Fix duplicate records

Completed

One of the values of a system like CluedIn is that it builds golden records. Golden records are an amalgamation of many records from across one or more sources that are essentially the same semantic entity.

For example, the term Single View of Customer. In many cases, each system has a different representation of the same value. It's the role of CluedIn to interrogate these representations and automatically blend data together so that all the information you have on a particular customer is found in this one view. For example, instead of having the "Microsoft" customer record in Dynamics CRM and the "Microsoft Corporate" record from Office 365. We have one record merged together, with a lineage of which values came from Dynamics CRM and which values came from Office 365.

It's also the responsibility of CluedIn to manage the merge conflicts. For example, if Dynamics CRM is saying that the company website is https://www.microsoft.com and Office 365 is saying http://microsoft.com. Essentially both values are correct, but we need to choose which one we want to represent the final composed record that we send to the downstream systems. Even after CluedIn makes these choices, it maintains a history of all values, which can be made available to the downstream consumers.

Deduplication in CluedIn is an iterative and cyclical process. If you have cleaner and more enriched data, then typically the deduplication can be more confident in identifying and merging duplicate records. So, a good approach is to only merge records with high confidence. Although it's ok and sometimes even recommended that you wait to have more data or cleaner data before committing to a merge. You can always undo merges if you find later on they're incorrect.

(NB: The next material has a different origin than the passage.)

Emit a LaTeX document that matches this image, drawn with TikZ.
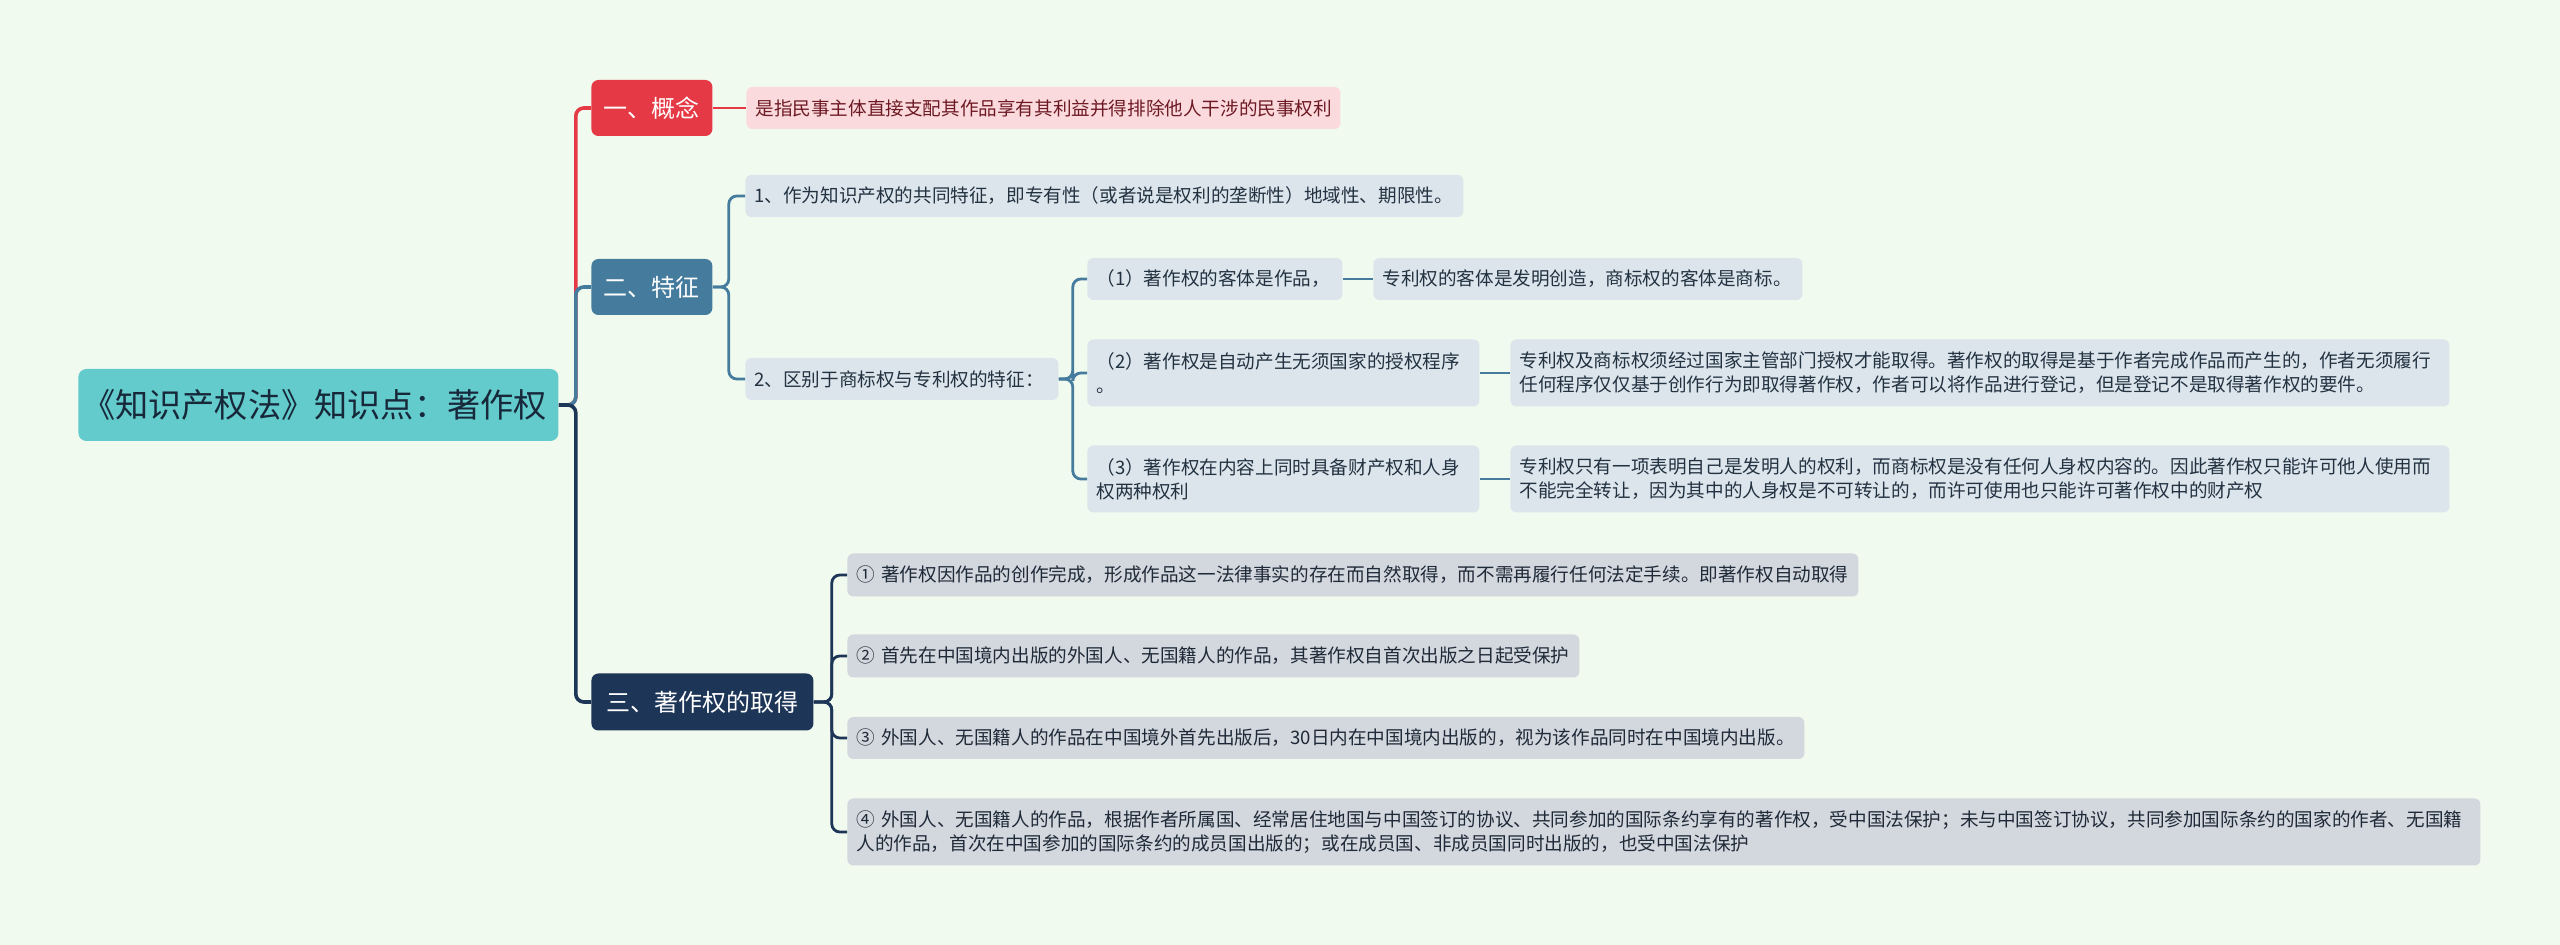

The process of detecting duplicates is about getting a list of possible duplicates and then going through a process of merging and survivorship. The survivorship in CLuedIn can either be automated or manual. When the Auto-Select is chosen, it falls back to using the default Golden Record Evaluator. If it isn't selected, then you can manually choose which properties from which records should make their way to the Golden Record. Once again, you can always undo this selection at a later point.

Example process

So far in the exercise, we found that most of our records were the result of merging perfect identifier matches. However, if we look at the records in our Products.csv files YellowSystemsProducts.csv, we can see that there are no overlaps of identifiers, but there's an overlap of names. In general, it isn't safe to say that we can use the Name field as a way to find matching products. However, we can set up deduplication projects to detect this fact and put through manual deduplication of data.

  1. In the left hand side menu of CluedIn, select Management -> Deduplication.

    Screenshot of CluedIn duplicate management dashboard.

  2. Create a new deduplication project called Products and select the Entity Type of Product.

    Screenshot of the CluedIn Create Duplication Project window.

  3. Give the project a useful description and select Create.

  4. Under the tab called Matching Rules, create a new rule called Match on Name.

    Screenshot of the Add Matching Rule page.

  5. When prompted to provide input, choose the radio button for Property to choose the name of the record.

  6. It asks you to choose a comparator, in which we can keep it simple for now and use the Equals comparator.

    Screenshot showing the Equals comparator showing in the matching function.

  7. Complete the project creator and then select Generate Results on the page.

    Within about 10 to 15 seconds, you should notice that it brings back 10 results in your list. These results are essentially 10 "clusters" of results where the comparator found matches.

  8. Select through to the first cluster, where you're asked to choose the surviving properties from the two records of the cluster. Feel free to choose the values that you would like to keep as part of the golden record and select Preview.

  9. Select Approve.

  10. Repeat the same process for the other clusters.

  11. When you're finished merging all the clusters, select all items in the list and select the Merge All button.

  12. Head back to your search once you receive a notification that the process is finished. You now find that you have 10 products in the system, not 20.

  13. Open the product called MDM and go to the Topology tab. You see that CluedIn is telling us that the reason the two products for MDM in each file were merged was because of the deduplication project that we submitted.

Note

You can select any of these records an revert what has just been done if necessary.